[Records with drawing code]
——

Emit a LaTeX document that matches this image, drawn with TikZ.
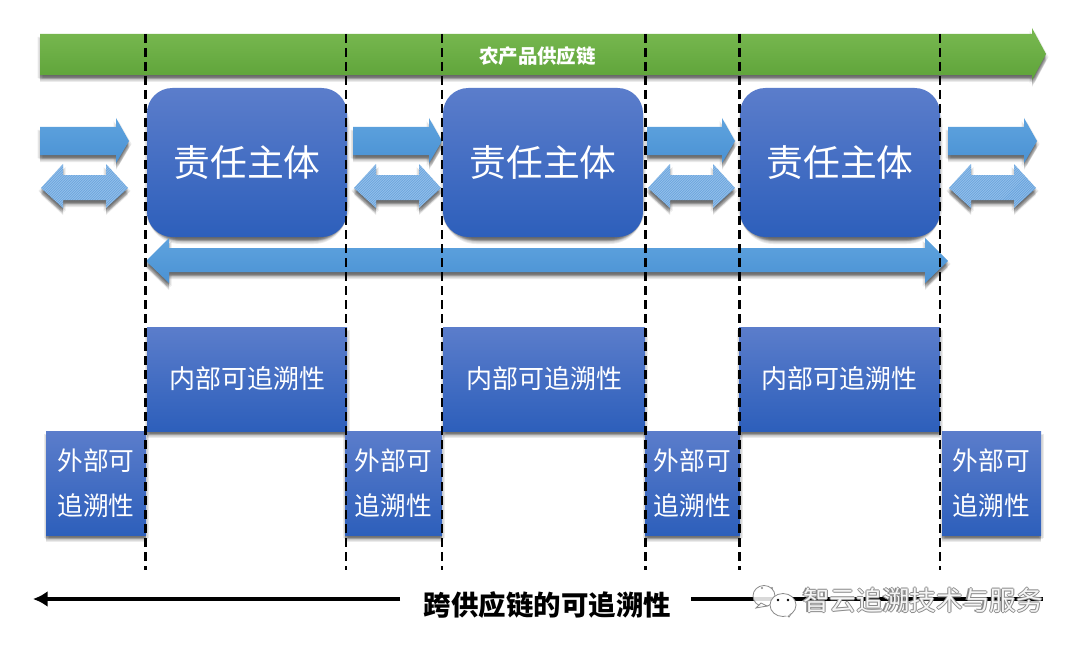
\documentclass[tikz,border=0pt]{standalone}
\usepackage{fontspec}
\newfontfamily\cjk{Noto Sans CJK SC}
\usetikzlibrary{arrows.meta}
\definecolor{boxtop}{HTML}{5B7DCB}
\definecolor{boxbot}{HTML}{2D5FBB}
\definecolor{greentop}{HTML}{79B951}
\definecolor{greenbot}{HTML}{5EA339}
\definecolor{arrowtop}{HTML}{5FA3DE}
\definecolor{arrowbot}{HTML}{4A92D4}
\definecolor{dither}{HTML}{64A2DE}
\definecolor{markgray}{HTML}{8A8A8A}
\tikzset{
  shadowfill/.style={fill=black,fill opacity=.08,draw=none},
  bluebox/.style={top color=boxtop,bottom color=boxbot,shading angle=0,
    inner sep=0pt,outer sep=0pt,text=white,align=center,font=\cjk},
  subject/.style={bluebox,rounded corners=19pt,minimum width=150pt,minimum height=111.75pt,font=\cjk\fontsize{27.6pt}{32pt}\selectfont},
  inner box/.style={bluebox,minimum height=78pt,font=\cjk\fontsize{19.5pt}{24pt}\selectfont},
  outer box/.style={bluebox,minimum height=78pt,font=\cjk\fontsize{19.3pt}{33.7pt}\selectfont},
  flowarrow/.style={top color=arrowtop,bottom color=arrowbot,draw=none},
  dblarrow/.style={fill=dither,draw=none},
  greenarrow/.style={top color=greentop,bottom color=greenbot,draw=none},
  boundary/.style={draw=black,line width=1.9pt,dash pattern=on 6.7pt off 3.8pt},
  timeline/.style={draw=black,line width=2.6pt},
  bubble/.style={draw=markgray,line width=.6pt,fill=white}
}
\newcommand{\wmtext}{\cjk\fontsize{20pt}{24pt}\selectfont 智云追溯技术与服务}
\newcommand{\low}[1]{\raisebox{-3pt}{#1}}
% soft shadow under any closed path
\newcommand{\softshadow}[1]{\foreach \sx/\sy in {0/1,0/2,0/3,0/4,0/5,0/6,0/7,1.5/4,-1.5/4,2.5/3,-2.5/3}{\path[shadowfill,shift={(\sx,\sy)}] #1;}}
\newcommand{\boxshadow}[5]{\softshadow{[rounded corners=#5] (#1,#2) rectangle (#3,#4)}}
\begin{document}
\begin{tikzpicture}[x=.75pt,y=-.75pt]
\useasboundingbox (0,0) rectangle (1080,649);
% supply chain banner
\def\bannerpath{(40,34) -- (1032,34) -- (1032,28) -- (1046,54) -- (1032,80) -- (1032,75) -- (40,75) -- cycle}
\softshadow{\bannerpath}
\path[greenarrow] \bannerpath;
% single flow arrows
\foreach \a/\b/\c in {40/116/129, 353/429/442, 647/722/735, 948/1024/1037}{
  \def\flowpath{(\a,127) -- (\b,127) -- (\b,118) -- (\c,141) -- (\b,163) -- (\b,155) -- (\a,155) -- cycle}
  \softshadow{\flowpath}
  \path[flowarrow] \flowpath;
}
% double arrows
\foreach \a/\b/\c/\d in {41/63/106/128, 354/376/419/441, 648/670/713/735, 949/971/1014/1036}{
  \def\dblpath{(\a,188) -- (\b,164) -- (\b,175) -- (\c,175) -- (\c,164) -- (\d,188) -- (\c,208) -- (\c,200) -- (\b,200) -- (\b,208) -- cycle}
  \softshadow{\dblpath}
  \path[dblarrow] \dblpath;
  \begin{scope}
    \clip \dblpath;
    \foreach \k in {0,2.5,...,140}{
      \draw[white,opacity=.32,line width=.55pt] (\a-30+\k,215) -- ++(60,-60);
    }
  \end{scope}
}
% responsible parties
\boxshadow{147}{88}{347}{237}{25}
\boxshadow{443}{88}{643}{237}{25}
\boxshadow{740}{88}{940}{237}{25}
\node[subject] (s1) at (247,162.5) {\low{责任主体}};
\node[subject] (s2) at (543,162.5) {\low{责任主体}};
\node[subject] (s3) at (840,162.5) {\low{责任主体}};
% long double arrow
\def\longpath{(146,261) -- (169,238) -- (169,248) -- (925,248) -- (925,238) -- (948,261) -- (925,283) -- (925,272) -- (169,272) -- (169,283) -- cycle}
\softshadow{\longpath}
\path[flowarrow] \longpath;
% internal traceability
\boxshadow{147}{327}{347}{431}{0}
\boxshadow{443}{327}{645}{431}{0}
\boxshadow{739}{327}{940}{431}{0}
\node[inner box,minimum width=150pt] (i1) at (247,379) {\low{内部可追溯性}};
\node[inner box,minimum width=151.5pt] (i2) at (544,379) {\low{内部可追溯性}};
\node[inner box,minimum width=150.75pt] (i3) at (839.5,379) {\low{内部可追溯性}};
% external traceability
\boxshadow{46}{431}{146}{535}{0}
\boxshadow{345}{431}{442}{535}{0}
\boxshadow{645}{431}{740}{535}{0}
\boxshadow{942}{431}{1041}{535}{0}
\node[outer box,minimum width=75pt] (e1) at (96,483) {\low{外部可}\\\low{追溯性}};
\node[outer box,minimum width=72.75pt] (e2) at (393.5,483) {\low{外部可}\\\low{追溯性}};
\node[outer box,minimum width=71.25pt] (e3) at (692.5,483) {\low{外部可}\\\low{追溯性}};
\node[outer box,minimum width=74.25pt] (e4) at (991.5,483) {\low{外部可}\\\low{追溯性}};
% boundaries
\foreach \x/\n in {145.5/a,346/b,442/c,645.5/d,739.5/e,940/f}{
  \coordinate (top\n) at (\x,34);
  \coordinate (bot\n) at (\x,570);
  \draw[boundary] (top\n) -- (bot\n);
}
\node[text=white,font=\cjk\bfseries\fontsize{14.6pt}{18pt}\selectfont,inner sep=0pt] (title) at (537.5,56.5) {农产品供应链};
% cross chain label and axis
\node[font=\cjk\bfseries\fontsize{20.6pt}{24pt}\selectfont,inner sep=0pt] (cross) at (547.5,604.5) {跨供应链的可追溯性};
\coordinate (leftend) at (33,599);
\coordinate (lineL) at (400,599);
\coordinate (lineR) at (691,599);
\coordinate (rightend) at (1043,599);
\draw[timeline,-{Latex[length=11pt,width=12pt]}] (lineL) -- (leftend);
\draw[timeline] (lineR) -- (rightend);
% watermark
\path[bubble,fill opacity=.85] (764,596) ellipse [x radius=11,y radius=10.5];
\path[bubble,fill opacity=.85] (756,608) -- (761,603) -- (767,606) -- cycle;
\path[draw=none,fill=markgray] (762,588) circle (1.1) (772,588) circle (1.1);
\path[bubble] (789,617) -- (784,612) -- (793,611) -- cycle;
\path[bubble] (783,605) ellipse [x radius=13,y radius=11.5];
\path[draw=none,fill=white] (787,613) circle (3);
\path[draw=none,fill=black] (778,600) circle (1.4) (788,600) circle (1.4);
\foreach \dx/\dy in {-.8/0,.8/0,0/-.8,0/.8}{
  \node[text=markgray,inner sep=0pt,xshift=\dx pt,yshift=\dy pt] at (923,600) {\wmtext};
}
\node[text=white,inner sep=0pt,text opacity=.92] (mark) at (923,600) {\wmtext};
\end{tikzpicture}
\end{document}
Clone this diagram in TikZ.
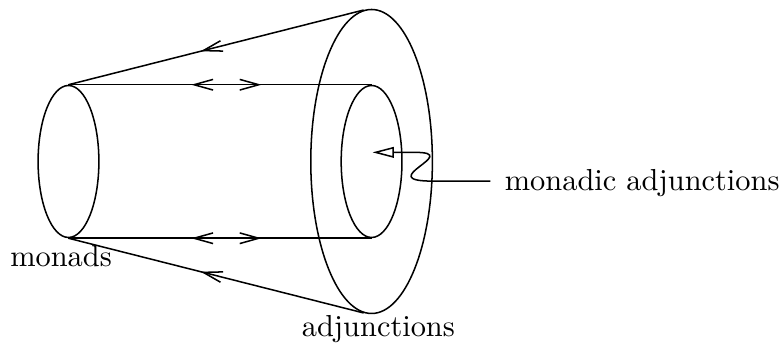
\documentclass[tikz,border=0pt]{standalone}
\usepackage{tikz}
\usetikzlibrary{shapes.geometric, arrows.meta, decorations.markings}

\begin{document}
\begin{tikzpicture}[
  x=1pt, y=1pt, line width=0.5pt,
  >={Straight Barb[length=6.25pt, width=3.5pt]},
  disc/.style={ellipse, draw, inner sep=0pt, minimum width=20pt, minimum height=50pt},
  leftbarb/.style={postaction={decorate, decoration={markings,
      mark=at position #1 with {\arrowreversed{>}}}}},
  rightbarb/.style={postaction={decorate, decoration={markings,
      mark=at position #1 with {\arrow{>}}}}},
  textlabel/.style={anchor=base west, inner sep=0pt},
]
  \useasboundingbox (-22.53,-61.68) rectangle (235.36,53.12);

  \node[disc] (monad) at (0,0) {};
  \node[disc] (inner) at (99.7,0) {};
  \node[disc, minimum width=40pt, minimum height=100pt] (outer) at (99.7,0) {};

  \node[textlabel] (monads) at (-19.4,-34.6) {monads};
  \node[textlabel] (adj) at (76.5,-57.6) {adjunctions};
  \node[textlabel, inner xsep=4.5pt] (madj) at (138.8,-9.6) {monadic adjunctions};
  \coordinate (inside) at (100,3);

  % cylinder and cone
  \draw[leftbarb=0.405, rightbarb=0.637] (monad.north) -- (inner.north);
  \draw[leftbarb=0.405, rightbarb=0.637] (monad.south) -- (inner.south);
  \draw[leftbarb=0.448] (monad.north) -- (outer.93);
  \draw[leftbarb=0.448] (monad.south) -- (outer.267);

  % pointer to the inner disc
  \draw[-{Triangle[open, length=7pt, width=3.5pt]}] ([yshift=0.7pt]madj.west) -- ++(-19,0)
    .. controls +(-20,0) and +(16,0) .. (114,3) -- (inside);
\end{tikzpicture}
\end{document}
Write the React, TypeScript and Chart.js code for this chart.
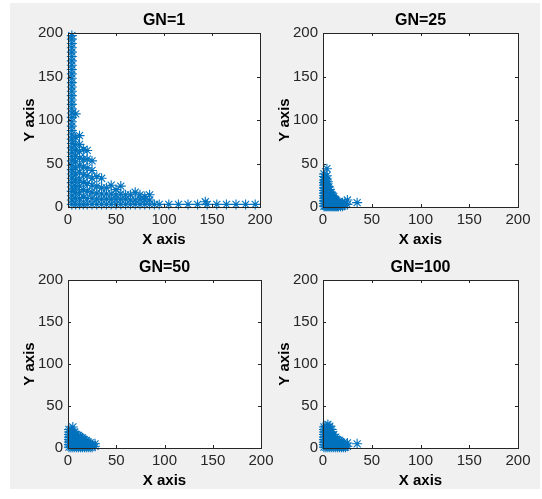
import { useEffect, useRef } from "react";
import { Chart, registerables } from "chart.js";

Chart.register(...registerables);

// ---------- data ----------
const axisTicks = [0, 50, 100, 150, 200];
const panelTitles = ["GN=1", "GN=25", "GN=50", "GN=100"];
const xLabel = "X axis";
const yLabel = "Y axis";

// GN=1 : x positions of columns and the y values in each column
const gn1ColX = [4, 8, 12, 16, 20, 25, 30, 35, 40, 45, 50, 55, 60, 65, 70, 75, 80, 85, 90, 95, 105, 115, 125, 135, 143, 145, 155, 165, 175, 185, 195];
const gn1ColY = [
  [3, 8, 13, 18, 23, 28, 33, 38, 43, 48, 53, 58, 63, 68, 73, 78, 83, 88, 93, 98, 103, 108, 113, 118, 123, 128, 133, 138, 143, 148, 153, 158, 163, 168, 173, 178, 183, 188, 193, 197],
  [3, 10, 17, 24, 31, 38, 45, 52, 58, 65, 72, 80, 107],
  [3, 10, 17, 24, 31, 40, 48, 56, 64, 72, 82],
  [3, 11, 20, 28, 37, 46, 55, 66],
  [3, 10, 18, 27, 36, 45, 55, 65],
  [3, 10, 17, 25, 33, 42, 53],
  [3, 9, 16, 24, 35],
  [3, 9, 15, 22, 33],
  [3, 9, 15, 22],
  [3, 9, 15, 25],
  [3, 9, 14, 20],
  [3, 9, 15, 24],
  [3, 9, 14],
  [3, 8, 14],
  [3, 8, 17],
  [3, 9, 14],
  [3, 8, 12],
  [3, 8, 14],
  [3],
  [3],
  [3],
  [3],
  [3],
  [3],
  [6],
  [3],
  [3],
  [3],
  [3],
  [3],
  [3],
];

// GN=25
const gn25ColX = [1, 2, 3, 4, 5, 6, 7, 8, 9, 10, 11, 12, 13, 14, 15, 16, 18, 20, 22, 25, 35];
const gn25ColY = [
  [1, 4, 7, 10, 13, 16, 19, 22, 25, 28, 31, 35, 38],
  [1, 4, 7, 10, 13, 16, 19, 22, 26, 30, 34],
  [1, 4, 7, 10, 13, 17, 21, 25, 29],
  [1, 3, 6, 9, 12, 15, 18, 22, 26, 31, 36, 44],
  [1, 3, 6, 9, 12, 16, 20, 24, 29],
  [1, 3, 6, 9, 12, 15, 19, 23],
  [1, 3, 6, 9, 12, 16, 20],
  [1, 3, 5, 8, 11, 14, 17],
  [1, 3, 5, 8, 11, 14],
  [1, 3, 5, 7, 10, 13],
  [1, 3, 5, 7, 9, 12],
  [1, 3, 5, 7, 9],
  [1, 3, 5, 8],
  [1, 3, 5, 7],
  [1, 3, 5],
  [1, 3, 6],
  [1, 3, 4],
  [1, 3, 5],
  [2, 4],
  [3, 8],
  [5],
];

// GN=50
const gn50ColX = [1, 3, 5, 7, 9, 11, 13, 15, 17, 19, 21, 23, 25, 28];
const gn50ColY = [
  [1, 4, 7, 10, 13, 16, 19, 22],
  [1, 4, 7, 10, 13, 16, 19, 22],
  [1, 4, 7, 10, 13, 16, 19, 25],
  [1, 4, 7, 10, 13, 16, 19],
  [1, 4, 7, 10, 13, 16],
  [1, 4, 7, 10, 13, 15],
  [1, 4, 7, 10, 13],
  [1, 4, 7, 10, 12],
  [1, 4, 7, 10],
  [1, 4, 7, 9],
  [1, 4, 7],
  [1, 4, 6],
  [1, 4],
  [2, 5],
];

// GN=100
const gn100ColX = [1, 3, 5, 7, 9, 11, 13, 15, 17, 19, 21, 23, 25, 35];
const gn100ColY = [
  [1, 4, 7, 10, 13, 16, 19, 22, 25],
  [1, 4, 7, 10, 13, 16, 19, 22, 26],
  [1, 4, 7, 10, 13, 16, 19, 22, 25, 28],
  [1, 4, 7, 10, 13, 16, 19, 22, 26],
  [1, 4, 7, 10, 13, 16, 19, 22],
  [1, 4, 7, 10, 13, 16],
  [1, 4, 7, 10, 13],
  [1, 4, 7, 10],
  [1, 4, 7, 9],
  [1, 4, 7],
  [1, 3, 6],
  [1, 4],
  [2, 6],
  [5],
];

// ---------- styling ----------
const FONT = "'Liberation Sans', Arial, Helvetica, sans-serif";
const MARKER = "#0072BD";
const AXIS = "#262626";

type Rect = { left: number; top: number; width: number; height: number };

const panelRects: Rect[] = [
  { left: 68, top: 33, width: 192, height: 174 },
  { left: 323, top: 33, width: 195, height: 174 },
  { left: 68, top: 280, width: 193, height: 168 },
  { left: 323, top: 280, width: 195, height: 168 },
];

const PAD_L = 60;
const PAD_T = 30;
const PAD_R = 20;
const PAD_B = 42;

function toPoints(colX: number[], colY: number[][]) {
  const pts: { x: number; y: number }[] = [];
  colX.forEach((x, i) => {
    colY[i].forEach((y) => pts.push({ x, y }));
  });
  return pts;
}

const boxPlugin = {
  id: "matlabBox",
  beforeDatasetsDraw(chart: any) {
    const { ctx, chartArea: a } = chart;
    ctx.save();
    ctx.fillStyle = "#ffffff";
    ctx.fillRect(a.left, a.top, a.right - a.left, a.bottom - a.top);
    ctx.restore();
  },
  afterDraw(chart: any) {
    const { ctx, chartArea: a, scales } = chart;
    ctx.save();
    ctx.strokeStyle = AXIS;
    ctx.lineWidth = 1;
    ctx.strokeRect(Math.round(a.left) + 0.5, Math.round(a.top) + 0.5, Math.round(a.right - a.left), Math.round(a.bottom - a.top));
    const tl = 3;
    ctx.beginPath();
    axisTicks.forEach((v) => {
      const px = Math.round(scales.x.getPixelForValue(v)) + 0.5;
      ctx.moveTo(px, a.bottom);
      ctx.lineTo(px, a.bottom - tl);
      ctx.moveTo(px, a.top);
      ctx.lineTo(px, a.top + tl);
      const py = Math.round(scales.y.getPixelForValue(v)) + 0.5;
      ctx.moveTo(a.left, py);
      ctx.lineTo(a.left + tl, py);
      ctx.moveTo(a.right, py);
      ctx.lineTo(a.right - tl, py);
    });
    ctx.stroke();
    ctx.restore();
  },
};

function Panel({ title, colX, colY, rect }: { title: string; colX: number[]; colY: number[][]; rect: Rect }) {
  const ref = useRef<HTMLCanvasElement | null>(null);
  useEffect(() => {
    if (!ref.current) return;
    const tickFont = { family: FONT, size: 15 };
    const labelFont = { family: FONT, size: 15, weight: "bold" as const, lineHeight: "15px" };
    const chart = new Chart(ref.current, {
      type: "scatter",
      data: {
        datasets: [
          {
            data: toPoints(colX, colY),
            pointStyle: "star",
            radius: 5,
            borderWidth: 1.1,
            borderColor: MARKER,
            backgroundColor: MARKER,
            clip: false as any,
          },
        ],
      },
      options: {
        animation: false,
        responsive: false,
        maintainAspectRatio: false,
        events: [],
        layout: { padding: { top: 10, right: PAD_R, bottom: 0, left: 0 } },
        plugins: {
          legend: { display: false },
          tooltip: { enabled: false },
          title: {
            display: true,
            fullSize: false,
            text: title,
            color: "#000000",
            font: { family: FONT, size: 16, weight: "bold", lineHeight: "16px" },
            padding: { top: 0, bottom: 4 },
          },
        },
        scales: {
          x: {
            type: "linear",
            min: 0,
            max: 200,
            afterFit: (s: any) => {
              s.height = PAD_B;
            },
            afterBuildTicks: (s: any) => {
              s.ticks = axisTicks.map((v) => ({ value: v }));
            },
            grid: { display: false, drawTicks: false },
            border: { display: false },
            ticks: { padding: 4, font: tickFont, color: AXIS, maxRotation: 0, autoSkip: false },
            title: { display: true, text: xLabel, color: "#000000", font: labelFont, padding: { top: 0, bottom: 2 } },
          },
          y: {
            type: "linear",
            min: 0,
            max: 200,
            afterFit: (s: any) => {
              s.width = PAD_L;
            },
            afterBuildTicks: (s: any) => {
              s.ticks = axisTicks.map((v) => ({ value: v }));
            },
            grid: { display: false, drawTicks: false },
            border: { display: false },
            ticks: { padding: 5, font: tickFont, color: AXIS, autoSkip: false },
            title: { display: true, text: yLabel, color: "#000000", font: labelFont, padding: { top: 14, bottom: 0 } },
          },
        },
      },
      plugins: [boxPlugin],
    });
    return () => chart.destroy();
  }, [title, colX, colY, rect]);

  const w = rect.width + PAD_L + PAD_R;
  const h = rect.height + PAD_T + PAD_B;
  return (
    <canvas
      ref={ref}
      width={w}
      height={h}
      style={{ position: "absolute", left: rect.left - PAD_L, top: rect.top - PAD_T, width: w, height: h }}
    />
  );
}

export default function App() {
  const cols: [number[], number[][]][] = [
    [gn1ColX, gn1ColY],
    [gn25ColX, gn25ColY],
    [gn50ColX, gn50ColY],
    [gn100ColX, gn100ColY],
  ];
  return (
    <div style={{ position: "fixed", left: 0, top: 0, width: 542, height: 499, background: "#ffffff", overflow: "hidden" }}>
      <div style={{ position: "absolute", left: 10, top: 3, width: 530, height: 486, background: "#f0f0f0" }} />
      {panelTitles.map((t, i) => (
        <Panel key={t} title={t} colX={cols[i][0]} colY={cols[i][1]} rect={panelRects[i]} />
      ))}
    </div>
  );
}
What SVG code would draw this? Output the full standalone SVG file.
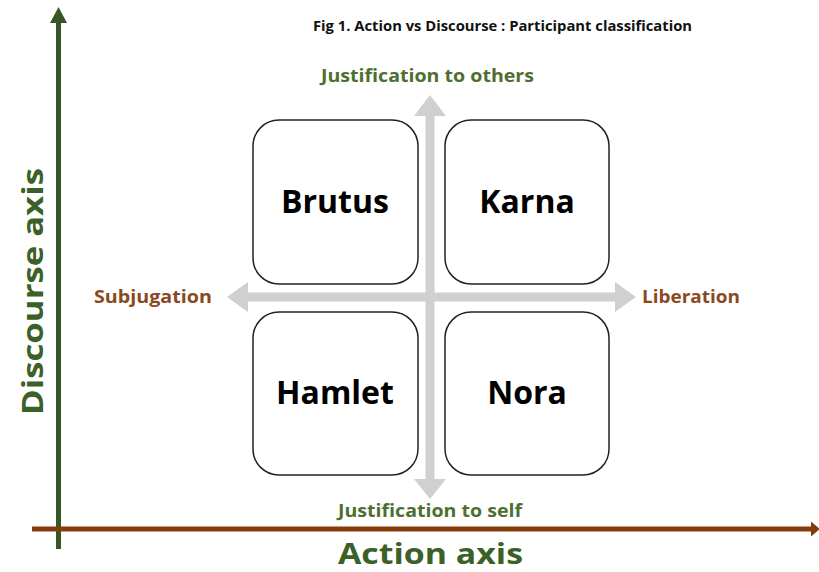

——

> **What you need to do**:
Quote exactly what appears from the line containing "Clone this diagram in TikZ." through the line containing "minimum width=40pt, minimum", both included, except for the pictures, and nothing more.

> **Reply**:
Clone this diagram in TikZ.
\documentclass[tikz,border=0pt]{standalone}
\usepackage{tikz}
\usetikzlibrary{shapes.geometric, arrows.meta, decorations.markings}

\begin{document}
\begin{tikzpicture}[
  x=1pt, y=1pt, line width=0.5pt,
  >={Straight Barb[length=6.25pt, width=3.5pt]},
  disc/.style={ellipse, draw, inner sep=0pt, minimum width=20pt, minimum height=50pt},
  leftbarb/.style={postaction={decorate, decoration={markings,
      mark=at position #1 with {\arrowreversed{>}}}}},
  rightbarb/.style={postaction={decorate, decoration={markings,
      mark=at position #1 with {\arrow{>}}}}},
  textlabel/.style={anchor=base west, inner sep=0pt},
]
  \useasboundingbox (-22.53,-61.68) rectangle (235.36,53.12);

  \node[disc] (monad) at (0,0) {};
  \node[disc] (inner) at (99.7,0) {};
  \node[disc, minimum width=40pt, minimum height=100pt] (outer) at (99.7,0) {};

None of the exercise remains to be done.